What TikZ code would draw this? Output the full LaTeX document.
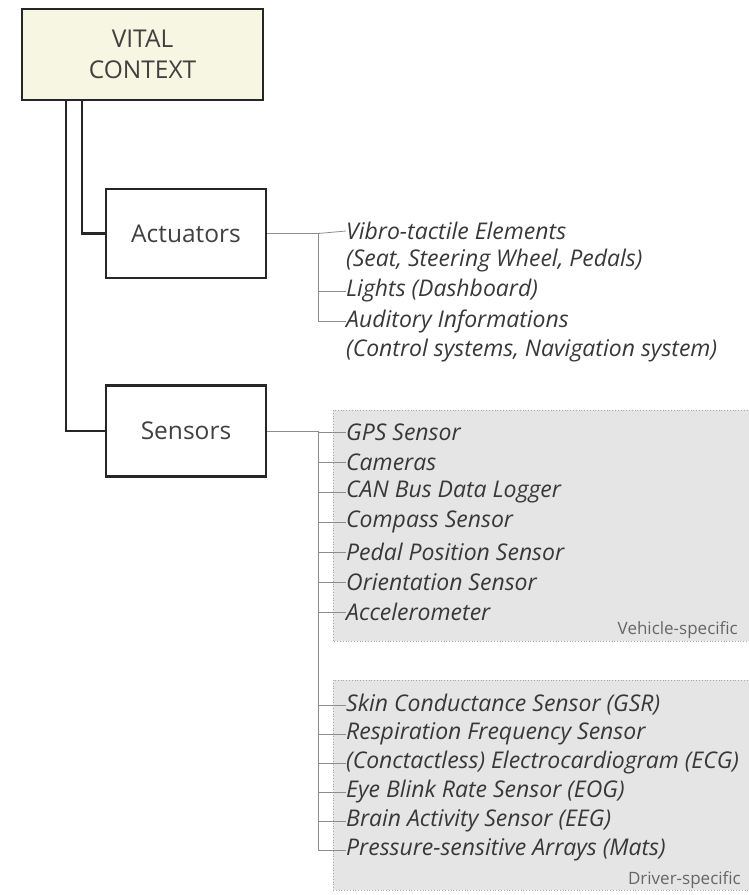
\documentclass[tikz,border=0pt]{standalone}
\usepackage{fontspec}
\setmainfont{Open Sans}
\begin{document}
\begin{tikzpicture}[x=1pt,y=-1pt,
  mainbox/.style={draw=black!85,line width=2.2pt,minimum width=#1,inner sep=0pt,font=\fontsize{24.5}{31}\selectfont,text=black!75,align=center},
  item/.style={anchor=west,inner sep=0pt,font=\fontsize{23}{26}\selectfont\itshape,text=black!78},
  tag/.style={anchor=base east,inner sep=0pt,font=\fontsize{17}{19}\selectfont,text=black!60},
  tree/.style={draw=black!45,line width=0.8pt},
  thick/.style={draw=black!85,line width=2.2pt},
  group/.style={fill=black!10,draw=black!35,dotted,line width=0.8pt}]
\useasboundingbox (0,0) rectangle (749,895);
% groups
\draw[group] (333,410) rectangle (760,641);
\draw[group] (333,680) rectangle (760,890);
% main boxes
\node[mainbox=241pt,minimum height=91pt,fill={rgb,255:red,246;green,246;blue,226}] (vc) at (142.5,54.5) {VITAL\\CONTEXT};
\node[mainbox=160pt,minimum height=89pt] (act) at (186,233.5) {Actuators};
\node[mainbox=160pt,minimum height=91pt] (sen) at (186,431) {Sensors};
\coordinate (t1) at (82,0);
\coordinate (t2) at (66,0);
\draw[thick] (vc.south -| t1) |- (act.west);
\draw[thick] (vc.south -| t2) |- (sen.west);
% actuator items
\node[item] (a1) at (346,231) {Vibro-tactile Elements};
\node[item] (a1b) at (346,261) {(Seat, Steering Wheel, Pedals)};
\node[item] (a2) at (346,291) {Lights (Dashboard)};
\node[item] (a3) at (346,321) {Auditory Informations};
\node[item] (a3b) at (346,351) {(Control systems, Navigation system)};
\coordinate (av) at (318,0);
\draw[tree] (act.east) -- (act.east -| av) |- (a3.west);
\draw[tree] (act.east -| av) -- (a1.west);
\draw[tree] (a2.west -| av) -- (a2.west);
% sensor items
\node[item] (s1) at (346,432) {GPS Sensor};
\node[item] (s2) at (346,462) {Cameras};
\node[item] (s3) at (346,492) {CAN Bus Data Logger};
\node[item] (s4) at (346,522) {Compass Sensor};
\node[item] (s5) at (346,552) {Pedal Position Sensor};
\node[item] (s6) at (346,582) {Orientation Sensor};
\node[item] (s7) at (346,612) {Accelerometer};
\node[tag] (vs) at (738,634) {Vehicle-specific};
\node[item] (d1) at (346,705) {Skin Conductance Sensor (GSR)};
\node[item] (d2) at (346,734) {Respiration Frequency Sensor};
\node[item] (d3) at (346,763) {(Conctactless) Electrocardiogram (ECG)};
\node[item] (d4) at (346,792) {Eye Blink Rate Sensor (EOG)};
\node[item] (d5) at (346,821) {Brain Activity Sensor (EEG)};
\node[item] (d6) at (346,850) {Pressure-sensitive Arrays (Mats)};
\node[tag] (ds) at (741,884) {Driver-specific};
\draw[tree] (sen.east) -- (sen.east -| av) |- (d6.west);
\foreach \n in {s1,s2,s3,s4,s5,s6,s7,d1,d2,d3,d4,d5}
  \draw[tree] (\n.west -| av) -- (\n.west);
\end{tikzpicture}
\end{document}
──────────────────────────────
WORK TO COMPLETE: In the copy, include no pictures; restate the listing above exactly.

OUTPUT BELOW:
What TikZ code would draw this? Output the full LaTeX document.
\documentclass[tikz,border=0pt]{standalone}
\usepackage{fontspec}
\setmainfont{Open Sans}
\begin{document}
\begin{tikzpicture}[x=1pt,y=-1pt,
  mainbox/.style={draw=black!85,line width=2.2pt,minimum width=#1,inner sep=0pt,font=\fontsize{24.5}{31}\selectfont,text=black!75,align=center},
  item/.style={anchor=west,inner sep=0pt,font=\fontsize{23}{26}\selectfont\itshape,text=black!78},
  tag/.style={anchor=base east,inner sep=0pt,font=\fontsize{17}{19}\selectfont,text=black!60},
  tree/.style={draw=black!45,line width=0.8pt},
  thick/.style={draw=black!85,line width=2.2pt},
  group/.style={fill=black!10,draw=black!35,dotted,line width=0.8pt}]
\useasboundingbox (0,0) rectangle (749,895);
% groups
\draw[group] (333,410) rectangle (760,641);
\draw[group] (333,680) rectangle (760,890);
% main boxes
\node[mainbox=241pt,minimum height=91pt,fill={rgb,255:red,246;green,246;blue,226}] (vc) at (142.5,54.5) {VITAL\\CONTEXT};
\node[mainbox=160pt,minimum height=89pt] (act) at (186,233.5) {Actuators};
\node[mainbox=160pt,minimum height=91pt] (sen) at (186,431) {Sensors};
\coordinate (t1) at (82,0);
\coordinate (t2) at (66,0);
\draw[thick] (vc.south -| t1) |- (act.west);
\draw[thick] (vc.south -| t2) |- (sen.west);
% actuator items
\node[item] (a1) at (346,231) {Vibro-tactile Elements};
\node[item] (a1b) at (346,261) {(Seat, Steering Wheel, Pedals)};
\node[item] (a2) at (346,291) {Lights (Dashboard)};
\node[item] (a3) at (346,321) {Auditory Informations};
\node[item] (a3b) at (346,351) {(Control systems, Navigation system)};
\coordinate (av) at (318,0);
\draw[tree] (act.east) -- (act.east -| av) |- (a3.west);
\draw[tree] (act.east -| av) -- (a1.west);
\draw[tree] (a2.west -| av) -- (a2.west);
% sensor items
\node[item] (s1) at (346,432) {GPS Sensor};
\node[item] (s2) at (346,462) {Cameras};
\node[item] (s3) at (346,492) {CAN Bus Data Logger};
\node[item] (s4) at (346,522) {Compass Sensor};
\node[item] (s5) at (346,552) {Pedal Position Sensor};
\node[item] (s6) at (346,582) {Orientation Sensor};
\node[item] (s7) at (346,612) {Accelerometer};
\node[tag] (vs) at (738,634) {Vehicle-specific};
\node[item] (d1) at (346,705) {Skin Conductance Sensor (GSR)};
\node[item] (d2) at (346,734) {Respiration Frequency Sensor};
\node[item] (d3) at (346,763) {(Conctactless) Electrocardiogram (ECG)};
\node[item] (d4) at (346,792) {Eye Blink Rate Sensor (EOG)};
\node[item] (d5) at (346,821) {Brain Activity Sensor (EEG)};
\node[item] (d6) at (346,850) {Pressure-sensitive Arrays (Mats)};
\node[tag] (ds) at (741,884) {Driver-specific};
\draw[tree] (sen.east) -- (sen.east -| av) |- (d6.west);
\foreach \n in {s1,s2,s3,s4,s5,s6,s7,d1,d2,d3,d4,d5}
  \draw[tree] (\n.west -| av) -- (\n.west);
\end{tikzpicture}
\end{document}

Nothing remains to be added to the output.